Helping farmers achieve results

Gavin Keith (left), Aimee Cockburn and Murray Cockburn,  of Mainland Minerals Southern. Photo by...
Gavin Keith (left), Aimee Cockburn and Murray Cockburn, of Mainland Minerals Southern. Photo by Mainland Minerals Southern.
Murray Cockburn likes nothing better than seeing previously unproductive farmland transformed into a productive oasis.

Mr Cockburn is a director of Mainland Minerals Southern, the Gore-based fertiliser business which services Otago and Southland.

Mainland Minerals, which was formed in the late 1980s, operated as a nationwide company until 2007 when it was split up regionally.

Mr Cockburn, his wife Aimee, and Mrs Cockburn's father Gavin Keith purchased the Otago-Southland regions and formed the new company.

Six representatives were now on the road - including Mr Cockburn and Mr Keith - servicing the vast area from south of the Waitaki River, up to Mount Cook and across to the Jacobs River on the West Coast.

On February 24, the company is holding an open day at its Gore manufacturing facility and farmers are invited to tour the plant.

Registrations are essential and must be received by February 21. Buses will be running from Te Anau, Central Otago and Middlemarch.

A lot of upgrades had been done at the plant which had made a "difficult dusty job easy" and increased production "hugely", Mr Cockburn said.

A structural engineer by trade, Mr Cockburn grew up on a high-country sheep and beef property, Mt Prospect Station, at Te Anau.

He studied engineering at Canterbury University, graduating with a masters degree in engineering management.

He was then involved with setting up an export business, and later worked in finance, before joining the fertiliser industry.

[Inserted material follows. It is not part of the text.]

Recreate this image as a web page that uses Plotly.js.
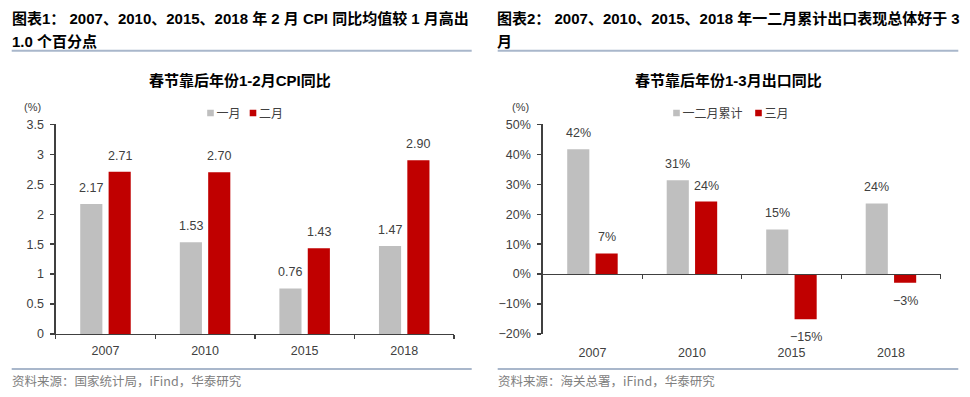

He was impressed with the Mainland product, which he thought was "fantastic". The fine particle fertiliser system provided an even, efficient and effective distribution.

When the trio first went in to the business, farmers were receiving "pretty poor" prices for sheep and beef.

But that proved to be an advantage for them, rather than a disadvantage, as farmers were "scratching their heads how to be profitable". When things were going well, they were more reluctant to change, Mr Cockburn said.

The business had grown year-on-year in the five years since they bought it, with increased market share and greater awareness.

Mr Cockburn has a passion for working with farmers and assisting them to maximise their returns from their business.

"To go back and see the changes and how we helped the business, that's the most exciting part of it," he said.

The company could do everything required - controlling the process from sales through to application and follow-up, making the fertiliser and applying it by truck, helicopter or plane - so was a one-stop-shop.

Mainland Minerals South will be at the Southern Field Days at Waimumu this week and the Upper Clutha A and P Show in Wanaka on March 9 and 10.